Meno 'diplomatico' il ministro degli interni, Roberto Maroni, che ha ribadito con forza come decidere un intervento militare sarebbe "un errore molto grave": "Io credo - ha affermato il titolare del Viminale - che se si interviene nel modo sbagliato, la Libia può trasformarsi in nuovo Afghanistan o in una nuova Somalia. E tutto vogliamo tranne questo. Perciò ho detto che è necessario che l'Europa vari un piano di aiuti, il piano Marshall di cui ha parlato anche Berlusconi". Maroni torna quindi a chiedere, sul fronte del flusso di profughi, " un impegno maggiore dell'Unione Europea. Noi siamo pronti a fare quello che abbiamo fatto con l'Albania agli inizi degli anni '80 - ha detto - ma da soli non possiamo farcela". Il ministro della Difesa, Ignazio Larussa, di dice comunque convinto che "la Libia non sarà un nuovo Afghanistan": "Le due situazioni non sono comparabili".

La rete tv araba Al Jazira ha affermato questa sera che il leader libico Muammar Gheddafi ha offerto agli insorti di convocare una sessione del Congresso del Popolo libico per preparare la via a un suo ritiro, con adeguate garanzie.
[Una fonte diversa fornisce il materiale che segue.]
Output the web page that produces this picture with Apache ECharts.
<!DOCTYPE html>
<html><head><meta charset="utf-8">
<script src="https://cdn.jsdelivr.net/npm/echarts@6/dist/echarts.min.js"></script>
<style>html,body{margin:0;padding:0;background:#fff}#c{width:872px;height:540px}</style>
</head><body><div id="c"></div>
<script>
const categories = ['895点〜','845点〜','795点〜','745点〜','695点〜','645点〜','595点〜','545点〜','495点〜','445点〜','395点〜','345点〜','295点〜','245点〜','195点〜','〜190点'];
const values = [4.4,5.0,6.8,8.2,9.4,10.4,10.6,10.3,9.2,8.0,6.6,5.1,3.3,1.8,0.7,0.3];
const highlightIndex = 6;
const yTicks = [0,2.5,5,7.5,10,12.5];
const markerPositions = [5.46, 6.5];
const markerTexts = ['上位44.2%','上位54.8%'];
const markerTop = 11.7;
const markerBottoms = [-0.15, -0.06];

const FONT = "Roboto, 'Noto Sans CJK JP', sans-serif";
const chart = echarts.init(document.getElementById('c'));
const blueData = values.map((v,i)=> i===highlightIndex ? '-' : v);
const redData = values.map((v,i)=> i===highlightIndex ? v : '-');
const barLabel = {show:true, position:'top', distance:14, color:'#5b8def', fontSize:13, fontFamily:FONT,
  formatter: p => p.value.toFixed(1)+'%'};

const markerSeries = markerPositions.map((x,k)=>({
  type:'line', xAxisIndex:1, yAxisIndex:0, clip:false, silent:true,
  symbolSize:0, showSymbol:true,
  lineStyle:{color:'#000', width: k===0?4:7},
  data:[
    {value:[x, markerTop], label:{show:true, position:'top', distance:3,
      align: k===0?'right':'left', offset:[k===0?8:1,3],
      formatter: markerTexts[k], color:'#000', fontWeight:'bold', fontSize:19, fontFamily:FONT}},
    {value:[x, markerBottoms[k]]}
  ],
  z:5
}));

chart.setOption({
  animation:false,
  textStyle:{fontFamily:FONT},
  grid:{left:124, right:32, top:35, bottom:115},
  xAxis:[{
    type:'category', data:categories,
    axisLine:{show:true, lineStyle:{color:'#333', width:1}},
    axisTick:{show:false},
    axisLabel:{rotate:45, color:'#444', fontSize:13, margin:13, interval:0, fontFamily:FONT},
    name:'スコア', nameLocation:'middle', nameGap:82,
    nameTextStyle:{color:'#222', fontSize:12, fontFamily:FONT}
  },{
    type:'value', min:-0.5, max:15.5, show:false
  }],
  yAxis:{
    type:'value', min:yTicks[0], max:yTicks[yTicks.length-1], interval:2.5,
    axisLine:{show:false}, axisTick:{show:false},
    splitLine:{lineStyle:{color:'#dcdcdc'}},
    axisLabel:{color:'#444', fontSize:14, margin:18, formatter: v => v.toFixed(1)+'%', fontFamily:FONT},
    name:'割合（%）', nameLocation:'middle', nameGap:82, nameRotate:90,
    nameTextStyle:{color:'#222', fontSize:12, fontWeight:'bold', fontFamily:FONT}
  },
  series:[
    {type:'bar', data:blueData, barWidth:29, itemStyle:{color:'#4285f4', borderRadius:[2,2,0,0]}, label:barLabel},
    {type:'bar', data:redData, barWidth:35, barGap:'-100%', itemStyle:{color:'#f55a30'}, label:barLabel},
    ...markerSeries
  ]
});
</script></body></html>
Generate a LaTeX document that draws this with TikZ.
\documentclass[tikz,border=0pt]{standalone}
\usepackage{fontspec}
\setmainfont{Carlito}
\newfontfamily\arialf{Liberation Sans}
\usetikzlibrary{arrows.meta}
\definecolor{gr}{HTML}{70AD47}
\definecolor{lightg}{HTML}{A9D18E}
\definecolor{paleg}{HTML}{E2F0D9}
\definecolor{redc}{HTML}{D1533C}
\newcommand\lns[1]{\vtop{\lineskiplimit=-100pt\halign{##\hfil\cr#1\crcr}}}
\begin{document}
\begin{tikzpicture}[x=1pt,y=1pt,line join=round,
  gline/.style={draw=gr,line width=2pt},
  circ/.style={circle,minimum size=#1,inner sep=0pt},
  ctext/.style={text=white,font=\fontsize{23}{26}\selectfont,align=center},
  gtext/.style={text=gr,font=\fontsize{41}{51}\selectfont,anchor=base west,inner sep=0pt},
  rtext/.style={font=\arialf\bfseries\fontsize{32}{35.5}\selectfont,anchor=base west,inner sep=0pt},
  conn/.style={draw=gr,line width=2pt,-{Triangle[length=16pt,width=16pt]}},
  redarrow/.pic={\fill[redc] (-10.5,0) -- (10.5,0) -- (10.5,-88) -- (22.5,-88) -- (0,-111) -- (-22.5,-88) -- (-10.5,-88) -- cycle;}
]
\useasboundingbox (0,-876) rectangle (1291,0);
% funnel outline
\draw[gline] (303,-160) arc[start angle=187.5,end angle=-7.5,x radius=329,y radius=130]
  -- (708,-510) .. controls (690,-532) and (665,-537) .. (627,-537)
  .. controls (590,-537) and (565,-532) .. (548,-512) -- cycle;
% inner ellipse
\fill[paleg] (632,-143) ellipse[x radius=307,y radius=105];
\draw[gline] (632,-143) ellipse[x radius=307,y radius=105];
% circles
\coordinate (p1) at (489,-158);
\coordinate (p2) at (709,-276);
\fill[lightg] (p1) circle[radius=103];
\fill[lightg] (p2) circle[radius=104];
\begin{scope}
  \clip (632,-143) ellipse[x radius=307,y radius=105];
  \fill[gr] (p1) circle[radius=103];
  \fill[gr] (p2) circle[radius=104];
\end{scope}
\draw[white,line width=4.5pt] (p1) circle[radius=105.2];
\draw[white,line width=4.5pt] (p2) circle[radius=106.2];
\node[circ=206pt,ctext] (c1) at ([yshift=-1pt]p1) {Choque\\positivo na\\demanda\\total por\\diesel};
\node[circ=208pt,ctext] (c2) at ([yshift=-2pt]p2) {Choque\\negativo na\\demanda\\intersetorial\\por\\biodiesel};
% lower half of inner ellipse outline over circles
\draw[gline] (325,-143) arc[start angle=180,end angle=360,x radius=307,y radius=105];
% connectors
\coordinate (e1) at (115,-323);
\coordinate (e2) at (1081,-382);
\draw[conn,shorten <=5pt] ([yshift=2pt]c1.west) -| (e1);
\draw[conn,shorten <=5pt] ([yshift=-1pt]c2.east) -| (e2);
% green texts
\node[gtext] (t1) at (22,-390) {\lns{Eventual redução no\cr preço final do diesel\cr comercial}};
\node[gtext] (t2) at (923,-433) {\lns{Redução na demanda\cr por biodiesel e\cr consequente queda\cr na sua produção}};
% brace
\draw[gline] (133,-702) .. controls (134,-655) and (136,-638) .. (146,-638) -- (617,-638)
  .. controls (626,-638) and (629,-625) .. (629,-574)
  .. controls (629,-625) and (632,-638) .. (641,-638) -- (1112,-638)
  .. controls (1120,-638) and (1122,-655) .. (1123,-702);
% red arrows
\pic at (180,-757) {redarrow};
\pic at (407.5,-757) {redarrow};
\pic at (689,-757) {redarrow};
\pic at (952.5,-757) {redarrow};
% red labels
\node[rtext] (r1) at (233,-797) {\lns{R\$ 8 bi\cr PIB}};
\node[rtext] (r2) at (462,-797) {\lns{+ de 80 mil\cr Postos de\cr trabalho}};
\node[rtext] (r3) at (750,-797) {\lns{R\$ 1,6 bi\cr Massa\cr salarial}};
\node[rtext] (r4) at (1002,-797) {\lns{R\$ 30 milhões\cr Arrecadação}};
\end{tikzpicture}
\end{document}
La tv satellitare, che riferisce la notizia anche sul suo sito internet, cita solo "fonti" non precisate, senza fornire altri dettagli. In una 'striscia' preceduta dalla dicitura "urgente", Al Jazira afferma che il colonnello ha offerto una riunione del Congresso generale del Popolo (equivalente al Parlamento) "al Consiglio (nazionale) ad interim" costituitosi a Bengasi.